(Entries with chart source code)
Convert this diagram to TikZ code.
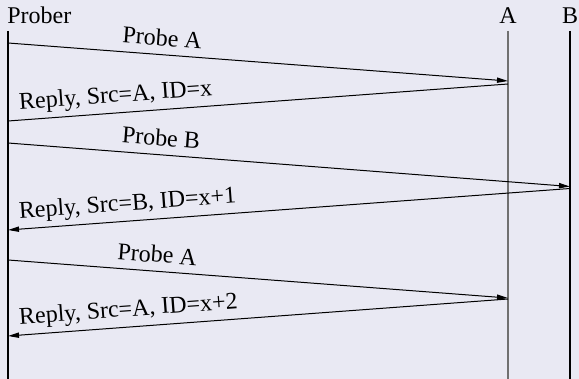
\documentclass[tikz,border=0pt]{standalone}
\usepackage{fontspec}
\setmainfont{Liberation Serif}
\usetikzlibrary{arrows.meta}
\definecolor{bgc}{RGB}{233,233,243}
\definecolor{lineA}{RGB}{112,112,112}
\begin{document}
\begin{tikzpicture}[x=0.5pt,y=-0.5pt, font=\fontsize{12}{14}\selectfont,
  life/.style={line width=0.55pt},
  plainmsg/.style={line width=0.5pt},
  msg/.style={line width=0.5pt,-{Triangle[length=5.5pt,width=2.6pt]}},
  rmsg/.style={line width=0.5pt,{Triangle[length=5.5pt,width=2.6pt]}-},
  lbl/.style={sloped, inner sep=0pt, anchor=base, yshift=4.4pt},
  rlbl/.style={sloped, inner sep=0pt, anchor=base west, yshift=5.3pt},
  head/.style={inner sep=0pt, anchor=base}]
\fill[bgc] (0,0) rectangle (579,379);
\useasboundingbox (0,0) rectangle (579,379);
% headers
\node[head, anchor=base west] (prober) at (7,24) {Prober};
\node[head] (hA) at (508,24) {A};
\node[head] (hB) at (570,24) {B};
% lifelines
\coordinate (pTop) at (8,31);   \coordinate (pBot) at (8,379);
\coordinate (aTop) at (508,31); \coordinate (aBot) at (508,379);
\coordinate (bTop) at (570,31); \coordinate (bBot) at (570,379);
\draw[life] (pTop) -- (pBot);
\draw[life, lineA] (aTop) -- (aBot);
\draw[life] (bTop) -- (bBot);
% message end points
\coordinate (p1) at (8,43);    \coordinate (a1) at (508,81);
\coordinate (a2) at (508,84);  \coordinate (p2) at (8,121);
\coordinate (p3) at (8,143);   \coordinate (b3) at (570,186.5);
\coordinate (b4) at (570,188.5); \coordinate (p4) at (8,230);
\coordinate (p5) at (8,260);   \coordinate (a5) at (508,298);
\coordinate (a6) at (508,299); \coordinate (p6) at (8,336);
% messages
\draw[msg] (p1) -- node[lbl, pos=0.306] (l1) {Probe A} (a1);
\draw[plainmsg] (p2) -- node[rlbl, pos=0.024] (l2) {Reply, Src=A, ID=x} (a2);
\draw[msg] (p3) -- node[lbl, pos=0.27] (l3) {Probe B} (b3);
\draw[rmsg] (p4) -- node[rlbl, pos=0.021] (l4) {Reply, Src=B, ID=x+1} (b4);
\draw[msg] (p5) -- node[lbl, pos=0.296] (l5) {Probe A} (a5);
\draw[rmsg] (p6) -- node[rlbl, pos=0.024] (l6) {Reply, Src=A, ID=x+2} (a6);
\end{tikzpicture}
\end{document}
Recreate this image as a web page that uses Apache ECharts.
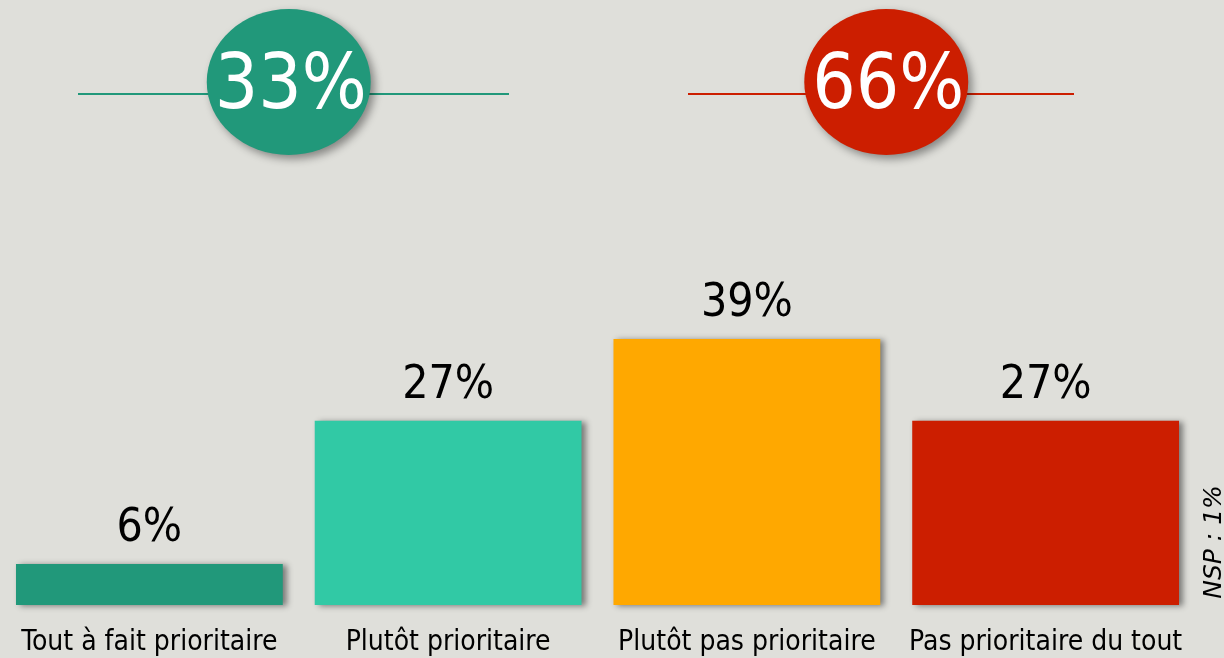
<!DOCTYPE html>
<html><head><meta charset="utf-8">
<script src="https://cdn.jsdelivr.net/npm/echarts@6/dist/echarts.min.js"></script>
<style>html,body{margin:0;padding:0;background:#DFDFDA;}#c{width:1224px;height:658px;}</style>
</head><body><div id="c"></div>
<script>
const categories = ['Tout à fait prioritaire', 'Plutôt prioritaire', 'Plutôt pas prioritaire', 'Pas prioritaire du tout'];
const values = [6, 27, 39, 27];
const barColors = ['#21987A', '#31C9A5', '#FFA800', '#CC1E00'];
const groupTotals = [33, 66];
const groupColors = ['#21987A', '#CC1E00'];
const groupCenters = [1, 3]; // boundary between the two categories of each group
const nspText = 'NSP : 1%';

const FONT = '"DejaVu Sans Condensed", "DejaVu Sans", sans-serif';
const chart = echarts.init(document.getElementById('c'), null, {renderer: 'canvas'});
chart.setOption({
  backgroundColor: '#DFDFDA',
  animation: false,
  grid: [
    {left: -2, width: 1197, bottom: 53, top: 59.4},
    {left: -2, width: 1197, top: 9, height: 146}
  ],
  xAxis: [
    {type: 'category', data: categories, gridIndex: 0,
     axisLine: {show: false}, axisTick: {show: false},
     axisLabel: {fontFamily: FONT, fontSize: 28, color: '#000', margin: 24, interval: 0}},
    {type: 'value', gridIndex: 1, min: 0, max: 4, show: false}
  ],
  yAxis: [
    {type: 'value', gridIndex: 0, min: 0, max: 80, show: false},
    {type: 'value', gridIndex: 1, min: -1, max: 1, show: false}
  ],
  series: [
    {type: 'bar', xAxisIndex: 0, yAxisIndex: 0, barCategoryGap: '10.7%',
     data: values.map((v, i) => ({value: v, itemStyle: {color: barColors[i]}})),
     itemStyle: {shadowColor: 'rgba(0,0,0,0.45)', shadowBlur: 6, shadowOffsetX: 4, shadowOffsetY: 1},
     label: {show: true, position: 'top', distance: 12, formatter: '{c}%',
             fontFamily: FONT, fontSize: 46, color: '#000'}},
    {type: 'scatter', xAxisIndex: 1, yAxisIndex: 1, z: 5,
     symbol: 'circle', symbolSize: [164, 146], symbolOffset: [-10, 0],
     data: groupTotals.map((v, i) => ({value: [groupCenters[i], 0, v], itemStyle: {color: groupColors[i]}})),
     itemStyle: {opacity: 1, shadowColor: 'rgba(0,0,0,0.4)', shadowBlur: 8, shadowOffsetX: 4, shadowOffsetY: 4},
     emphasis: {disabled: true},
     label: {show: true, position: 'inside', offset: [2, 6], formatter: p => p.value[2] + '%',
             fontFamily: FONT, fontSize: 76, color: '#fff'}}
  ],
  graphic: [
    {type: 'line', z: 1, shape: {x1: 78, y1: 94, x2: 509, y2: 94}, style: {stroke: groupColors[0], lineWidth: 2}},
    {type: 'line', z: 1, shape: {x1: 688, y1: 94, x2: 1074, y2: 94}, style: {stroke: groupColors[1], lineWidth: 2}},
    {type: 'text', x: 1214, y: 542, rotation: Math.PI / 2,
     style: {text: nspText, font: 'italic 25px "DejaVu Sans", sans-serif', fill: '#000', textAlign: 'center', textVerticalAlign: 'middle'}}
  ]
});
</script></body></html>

--

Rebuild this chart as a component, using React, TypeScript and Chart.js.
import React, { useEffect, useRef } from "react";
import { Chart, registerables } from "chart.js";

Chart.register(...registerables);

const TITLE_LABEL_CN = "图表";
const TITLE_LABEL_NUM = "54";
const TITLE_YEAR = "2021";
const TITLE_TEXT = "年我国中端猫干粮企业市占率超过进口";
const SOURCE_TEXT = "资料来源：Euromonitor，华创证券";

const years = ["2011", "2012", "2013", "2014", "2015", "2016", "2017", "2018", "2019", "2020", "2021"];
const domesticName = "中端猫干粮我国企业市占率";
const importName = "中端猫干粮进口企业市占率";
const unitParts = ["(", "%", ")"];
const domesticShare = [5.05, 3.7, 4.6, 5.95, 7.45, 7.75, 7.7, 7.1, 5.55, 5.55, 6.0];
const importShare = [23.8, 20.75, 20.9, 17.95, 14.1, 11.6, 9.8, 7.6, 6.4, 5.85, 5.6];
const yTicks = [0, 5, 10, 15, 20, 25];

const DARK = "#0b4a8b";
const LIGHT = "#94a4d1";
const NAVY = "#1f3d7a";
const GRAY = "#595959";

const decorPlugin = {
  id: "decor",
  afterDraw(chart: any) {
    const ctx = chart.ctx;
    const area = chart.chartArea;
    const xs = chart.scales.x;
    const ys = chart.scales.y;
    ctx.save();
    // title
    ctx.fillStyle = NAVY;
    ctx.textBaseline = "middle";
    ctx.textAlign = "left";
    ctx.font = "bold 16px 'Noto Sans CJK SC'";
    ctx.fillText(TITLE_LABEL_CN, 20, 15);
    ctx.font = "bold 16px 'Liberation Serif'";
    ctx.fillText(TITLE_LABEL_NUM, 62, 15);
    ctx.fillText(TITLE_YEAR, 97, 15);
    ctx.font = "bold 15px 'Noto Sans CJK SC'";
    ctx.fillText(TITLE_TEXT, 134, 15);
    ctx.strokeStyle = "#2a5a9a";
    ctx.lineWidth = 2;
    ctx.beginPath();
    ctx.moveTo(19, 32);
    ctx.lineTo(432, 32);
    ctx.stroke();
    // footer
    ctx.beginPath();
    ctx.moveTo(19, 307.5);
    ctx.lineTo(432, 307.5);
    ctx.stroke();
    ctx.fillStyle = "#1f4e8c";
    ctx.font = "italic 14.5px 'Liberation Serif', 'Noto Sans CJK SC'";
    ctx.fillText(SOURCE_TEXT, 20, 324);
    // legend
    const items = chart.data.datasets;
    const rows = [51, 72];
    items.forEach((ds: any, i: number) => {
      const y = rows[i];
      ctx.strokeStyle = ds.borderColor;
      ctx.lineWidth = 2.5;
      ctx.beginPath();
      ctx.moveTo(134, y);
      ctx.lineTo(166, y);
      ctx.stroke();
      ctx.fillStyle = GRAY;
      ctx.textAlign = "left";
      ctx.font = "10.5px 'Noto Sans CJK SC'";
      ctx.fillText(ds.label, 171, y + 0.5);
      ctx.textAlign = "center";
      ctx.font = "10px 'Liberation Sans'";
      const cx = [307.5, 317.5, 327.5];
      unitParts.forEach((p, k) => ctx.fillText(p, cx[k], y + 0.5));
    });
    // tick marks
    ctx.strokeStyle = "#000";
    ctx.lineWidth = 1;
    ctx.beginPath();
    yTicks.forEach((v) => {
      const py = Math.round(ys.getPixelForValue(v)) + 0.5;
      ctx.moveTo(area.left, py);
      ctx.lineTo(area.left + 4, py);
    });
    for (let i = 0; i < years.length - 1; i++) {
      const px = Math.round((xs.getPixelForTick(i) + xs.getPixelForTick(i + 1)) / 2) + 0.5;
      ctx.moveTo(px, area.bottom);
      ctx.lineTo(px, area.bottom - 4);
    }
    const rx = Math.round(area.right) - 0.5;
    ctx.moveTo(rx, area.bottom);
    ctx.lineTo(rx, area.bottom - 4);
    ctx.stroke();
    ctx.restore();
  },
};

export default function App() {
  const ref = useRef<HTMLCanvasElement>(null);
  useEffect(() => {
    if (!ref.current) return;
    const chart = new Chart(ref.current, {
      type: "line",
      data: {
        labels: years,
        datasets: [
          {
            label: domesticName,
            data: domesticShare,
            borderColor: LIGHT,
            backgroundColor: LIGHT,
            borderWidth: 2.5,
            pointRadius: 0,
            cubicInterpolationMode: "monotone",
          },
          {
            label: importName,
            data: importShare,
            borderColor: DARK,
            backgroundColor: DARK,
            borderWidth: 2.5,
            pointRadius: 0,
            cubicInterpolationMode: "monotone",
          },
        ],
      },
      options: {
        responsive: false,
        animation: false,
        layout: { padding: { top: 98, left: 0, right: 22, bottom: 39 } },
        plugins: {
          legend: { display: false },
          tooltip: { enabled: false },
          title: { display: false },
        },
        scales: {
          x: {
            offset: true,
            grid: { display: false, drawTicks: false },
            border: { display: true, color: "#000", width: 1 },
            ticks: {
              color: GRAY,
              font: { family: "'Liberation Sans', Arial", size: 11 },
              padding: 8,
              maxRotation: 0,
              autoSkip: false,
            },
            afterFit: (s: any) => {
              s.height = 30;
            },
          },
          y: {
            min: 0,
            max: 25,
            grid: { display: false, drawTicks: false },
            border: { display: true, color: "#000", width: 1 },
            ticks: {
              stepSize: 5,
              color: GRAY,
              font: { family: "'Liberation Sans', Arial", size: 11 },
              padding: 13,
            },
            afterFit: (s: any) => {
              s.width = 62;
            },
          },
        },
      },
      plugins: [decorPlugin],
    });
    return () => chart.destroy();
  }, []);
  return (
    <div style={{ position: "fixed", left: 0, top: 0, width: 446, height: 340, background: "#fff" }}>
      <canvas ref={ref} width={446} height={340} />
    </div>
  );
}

WHAT TO DO ▸
Above are some records. Reproduce the lines from the one with "Recreate this image" down to the one with "const nspText = 'NSP : 1%';", keeping both, and leave every picture out.

FULL OUTPUT ▸
Recreate this image as a web page that uses Apache ECharts.
<!DOCTYPE html>
<html><head><meta charset="utf-8">
<script src="https://cdn.jsdelivr.net/npm/echarts@6/dist/echarts.min.js"></script>
<style>html,body{margin:0;padding:0;background:#DFDFDA;}#c{width:1224px;height:658px;}</style>
</head><body><div id="c"></div>
<script>
const categories = ['Tout à fait prioritaire', 'Plutôt prioritaire', 'Plutôt pas prioritaire', 'Pas prioritaire du tout'];
const values = [6, 27, 39, 27];
const barColors = ['#21987A', '#31C9A5', '#FFA800', '#CC1E00'];
const groupTotals = [33, 66];
const groupColors = ['#21987A', '#CC1E00'];
const groupCenters = [1, 3]; // boundary between the two categories of each group
const nspText = 'NSP : 1%';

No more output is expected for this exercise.